> Data provided:
>> Start

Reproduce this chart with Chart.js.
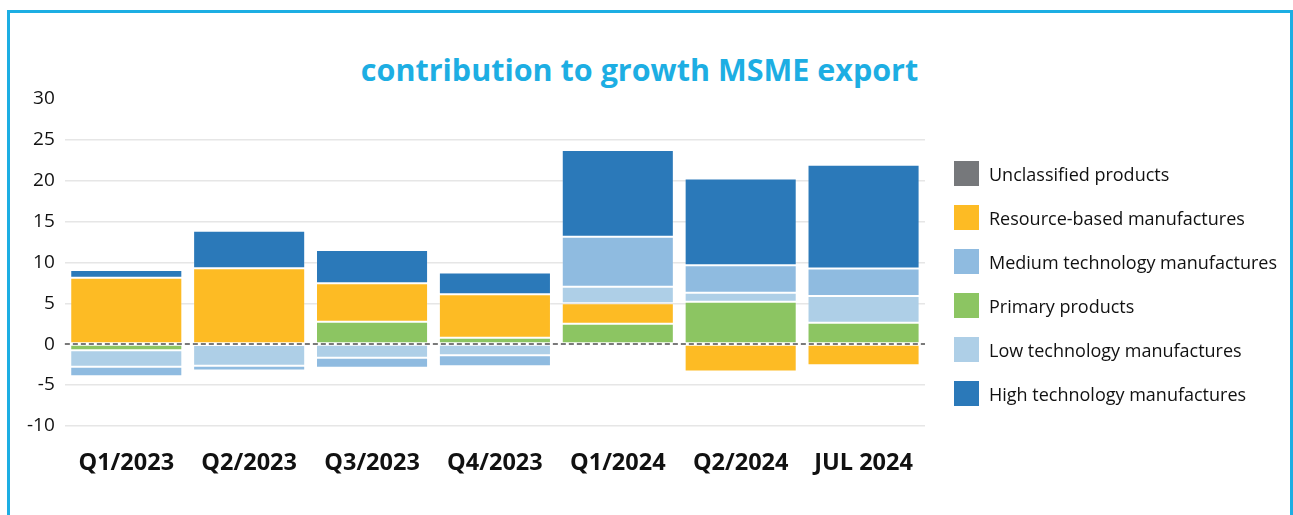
<!DOCTYPE html>
<html>
<head>
<meta charset="utf-8">
<title>contribution to growth MSME export</title>
<script src="https://cdn.jsdelivr.net/npm/chart.js@4.4.1/dist/chart.umd.min.js"></script>
<style>
  html, body { margin: 0; padding: 0; background: #fff; overflow: hidden; }
  .frame {
    position: absolute; left: 7px; top: 10px;
    width: 1280px; height: 600px;
    border: 3px solid #1daee3; border-bottom: none;
  }
  .chart-title {
    position: absolute; top: 48px; left: 0; width: 1279px;
    text-align: center; line-height: 40px;
    font: bold 30.5px 'Open Sans', sans-serif; color: #1daee3;
  }
  #growthChart { position: absolute; left: 0; top: 0; }
  #legend {
    position: absolute; left: 954px; top: 161px;
    margin: 0; padding: 0; list-style: none;
    font: 18px 'Open Sans', sans-serif; color: #111;
  }
  #legend li { display: flex; align-items: center; height: 25px; margin-bottom: 19px; white-space: nowrap; }
  #legend .swatch { width: 25px; height: 25px; margin-right: 10px; flex: none; }
</style>
</head>
<body>
<div class="frame"></div>
<div class="chart-title">contribution to growth MSME export</div>
<canvas id="growthChart" width="1293" height="515"></canvas>
<ul id="legend"></ul>
<script>
  /* ── Data: contribution to growth, percentage points ── */
  const categories = ['Q1/2023', 'Q2/2023', 'Q3/2023', 'Q4/2023', 'Q1/2024', 'Q2/2024', 'JUL 2024'];

  const unclassified    = [0, 0, 0, 0, 0, 0, 0];
  const primaryProducts = [-0.74, -0.1, 2.74, 0.77, 2.50, 5.19, 2.61];
  const resourceBased   = [8.13, 9.29, 4.70, 5.33, 2.50, -3.35, -2.58];
  const lowTech         = [-2.04, -2.56, -1.68, -1.35, 2.03, 1.11, 3.28];
  const mediumTech      = [-1.15, -0.57, -1.23, -1.35, 6.10, 3.36, 3.35];
  const highTech        = [0.95, 4.58, 4.09, 2.65, 10.64, 10.62, 12.72];

  const yTicks = { min: -10, max: 30, step: 5 };

  // legend lists the groups in a different order from the stacking
  const legendOrder = [
    'Unclassified products',
    'Resource-based manufactures',
    'Medium technology manufactures',
    'Primary products',
    'Low technology manufactures',
    'High technology manufactures'
  ];

  const series = [
    { label: 'Unclassified products',          data: unclassified,    color: '#76787b' },
    { label: 'Primary products',               data: primaryProducts, color: '#8cc562' },
    { label: 'Resource-based manufactures',    data: resourceBased,   color: '#fdbb24' },
    { label: 'Low technology manufactures',    data: lowTech,         color: '#aecfe7' },
    { label: 'Medium technology manufactures', data: mediumTech,      color: '#8fbbe0' },
    { label: 'High technology manufactures',   data: highTech,        color: '#2b79b9' }
  ];

  /* ── dashed zero line drawn over the bars ── */
  const zeroLine = {
    id: 'zeroLine',
    afterDatasetsDraw(chart) {
      const { ctx, chartArea, scales: { y } } = chart;
      const py = Math.round(y.getPixelForValue(0));
      ctx.save();
      ctx.strokeStyle = '#7a7a7a';
      ctx.lineWidth = 2;
      ctx.setLineDash([5, 3]);
      ctx.beginPath();
      ctx.moveTo(chartArea.left, py);
      ctx.lineTo(chartArea.right, py);
      ctx.stroke();
      ctx.restore();
    }
  };

  const ctx = document.getElementById('growthChart').getContext('2d');
  const chart = new Chart(ctx, {
    type: 'bar',
    data: {
      labels: categories,
      datasets: series.map(s => ({
        label: s.label,
        data: s.data,
        backgroundColor: s.color,
        borderColor: 'rgba(255,255,255,0.18)',
        borderWidth: 1,
        borderSkipped: false,
        barPercentage: 0.912,
        categoryPercentage: 1
      }))
    },
    options: {
      responsive: false,
      animation: false,
      // right side is left free for the html legend
      layout: { padding: { left: 17, right: 368, top: 99, bottom: 15 } },
      plugins: {
        legend: { display: false },
        tooltip: { enabled: false }
      },
      scales: {
        x: {
          stacked: true,
          grid: { display: false, drawTicks: false },
          border: { display: false },
          ticks: {
            color: '#111111',
            padding: 23,
            font: { size: 23.5, weight: 'bold', family: "'Open Sans', sans-serif" }
          }
        },
        y: {
          stacked: true,
          min: yTicks.min,
          max: yTicks.max,
          grid: {
            drawTicks: false,
            lineWidth: 1.5,
            color: c => (c.tick && (c.tick.value === 0 || c.tick.value === yTicks.max)) ? 'rgba(0,0,0,0)' : '#e6e6e6'
          },
          border: { display: false },
          ticks: {
            stepSize: yTicks.step,
            padding: 10,
            color: '#111111',
            font: { size: 19, family: "'Open Sans', sans-serif" }
          }
        }
      }
    },
    plugins: [zeroLine]
  });

  /* ── html legend built from the chart's own legend items ── */
  const items = Chart.defaults.plugins.legend.labels.generateLabels(chart)
    .sort((a, b) => legendOrder.indexOf(a.text) - legendOrder.indexOf(b.text));
  const legendEl = document.getElementById('legend');
  items.forEach(item => {
    const li = document.createElement('li');
    const sw = document.createElement('span');
    sw.className = 'swatch';
    sw.style.background = item.fillStyle;
    li.appendChild(sw);
    li.appendChild(document.createTextNode(item.text));
    legendEl.appendChild(li);
  });
</script>
</body>
</html>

>> End

> Written instruction: Print the whole listing above once more, word for word, without its pictures.

> Reply:
Reproduce this chart with Chart.js.
<!DOCTYPE html>
<html>
<head>
<meta charset="utf-8">
<title>contribution to growth MSME export</title>
<script src="https://cdn.jsdelivr.net/npm/chart.js@4.4.1/dist/chart.umd.min.js"></script>
<style>
  html, body { margin: 0; padding: 0; background: #fff; overflow: hidden; }
  .frame {
    position: absolute; left: 7px; top: 10px;
    width: 1280px; height: 600px;
    border: 3px solid #1daee3; border-bottom: none;
  }
  .chart-title {
    position: absolute; top: 48px; left: 0; width: 1279px;
    text-align: center; line-height: 40px;
    font: bold 30.5px 'Open Sans', sans-serif; color: #1daee3;
  }
  #growthChart { position: absolute; left: 0; top: 0; }
  #legend {
    position: absolute; left: 954px; top: 161px;
    margin: 0; padding: 0; list-style: none;
    font: 18px 'Open Sans', sans-serif; color: #111;
  }
  #legend li { display: flex; align-items: center; height: 25px; margin-bottom: 19px; white-space: nowrap; }
  #legend .swatch { width: 25px; height: 25px; margin-right: 10px; flex: none; }
</style>
</head>
<body>
<div class="frame"></div>
<div class="chart-title">contribution to growth MSME export</div>
<canvas id="growthChart" width="1293" height="515"></canvas>
<ul id="legend"></ul>
<script>
  /* ── Data: contribution to growth, percentage points ── */
  const categories = ['Q1/2023', 'Q2/2023', 'Q3/2023', 'Q4/2023', 'Q1/2024', 'Q2/2024', 'JUL 2024'];

  const unclassified    = [0, 0, 0, 0, 0, 0, 0];
  const primaryProducts = [-0.74, -0.1, 2.74, 0.77, 2.50, 5.19, 2.61];
  const resourceBased   = [8.13, 9.29, 4.70, 5.33, 2.50, -3.35, -2.58];
  const lowTech         = [-2.04, -2.56, -1.68, -1.35, 2.03, 1.11, 3.28];
  const mediumTech      = [-1.15, -0.57, -1.23, -1.35, 6.10, 3.36, 3.35];
  const highTech        = [0.95, 4.58, 4.09, 2.65, 10.64, 10.62, 12.72];

  const yTicks = { min: -10, max: 30, step: 5 };

  // legend lists the groups in a different order from the stacking
  const legendOrder = [
    'Unclassified products',
    'Resource-based manufactures',
    'Medium technology manufactures',
    'Primary products',
    'Low technology manufactures',
    'High technology manufactures'
  ];

  const series = [
    { label: 'Unclassified products',          data: unclassified,    color: '#76787b' },
    { label: 'Primary products',               data: primaryProducts, color: '#8cc562' },
    { label: 'Resource-based manufactures',    data: resourceBased,   color: '#fdbb24' },
    { label: 'Low technology manufactures',    data: lowTech,         color: '#aecfe7' },
    { label: 'Medium technology manufactures', data: mediumTech,      color: '#8fbbe0' },
    { label: 'High technology manufactures',   data: highTech,        color: '#2b79b9' }
  ];

  /* ── dashed zero line drawn over the bars ── */
  const zeroLine = {
    id: 'zeroLine',
    afterDatasetsDraw(chart) {
      const { ctx, chartArea, scales: { y } } = chart;
      const py = Math.round(y.getPixelForValue(0));
      ctx.save();
      ctx.strokeStyle = '#7a7a7a';
      ctx.lineWidth = 2;
      ctx.setLineDash([5, 3]);
      ctx.beginPath();
      ctx.moveTo(chartArea.left, py);
      ctx.lineTo(chartArea.right, py);
      ctx.stroke();
      ctx.restore();
    }
  };

  const ctx = document.getElementById('growthChart').getContext('2d');
  const chart = new Chart(ctx, {
    type: 'bar',
    data: {
      labels: categories,
      datasets: series.map(s => ({
        label: s.label,
        data: s.data,
        backgroundColor: s.color,
        borderColor: 'rgba(255,255,255,0.18)',
        borderWidth: 1,
        borderSkipped: false,
        barPercentage: 0.912,
        categoryPercentage: 1
      }))
    },
    options: {
      responsive: false,
      animation: false,
      // right side is left free for the html legend
      layout: { padding: { left: 17, right: 368, top: 99, bottom: 15 } },
      plugins: {
        legend: { display: false },
        tooltip: { enabled: false }
      },
      scales: {
        x: {
          stacked: true,
          grid: { display: false, drawTicks: false },
          border: { display: false },
          ticks: {
            color: '#111111',
            padding: 23,
            font: { size: 23.5, weight: 'bold', family: "'Open Sans', sans-serif" }
          }
        },
        y: {
          stacked: true,
          min: yTicks.min,
          max: yTicks.max,
          grid: {
            drawTicks: false,
            lineWidth: 1.5,
            color: c => (c.tick && (c.tick.value === 0 || c.tick.value === yTicks.max)) ? 'rgba(0,0,0,0)' : '#e6e6e6'
          },
          border: { display: false },
          ticks: {
            stepSize: yTicks.step,
            padding: 10,
            color: '#111111',
            font: { size: 19, family: "'Open Sans', sans-serif" }
          }
        }
      }
    },
    plugins: [zeroLine]
  });

  /* ── html legend built from the chart's own legend items ── */
  const items = Chart.defaults.plugins.legend.labels.generateLabels(chart)
    .sort((a, b) => legendOrder.indexOf(a.text) - legendOrder.indexOf(b.text));
  const legendEl = document.getElementById('legend');
  items.forEach(item => {
    const li = document.createElement('li');
    const sw = document.createElement('span');
    sw.className = 'swatch';
    sw.style.background = item.fillStyle;
    li.appendChild(sw);
    li.appendChild(document.createTextNode(item.text));
    legendEl.appendChild(li);
  });
</script>
</body>
</html>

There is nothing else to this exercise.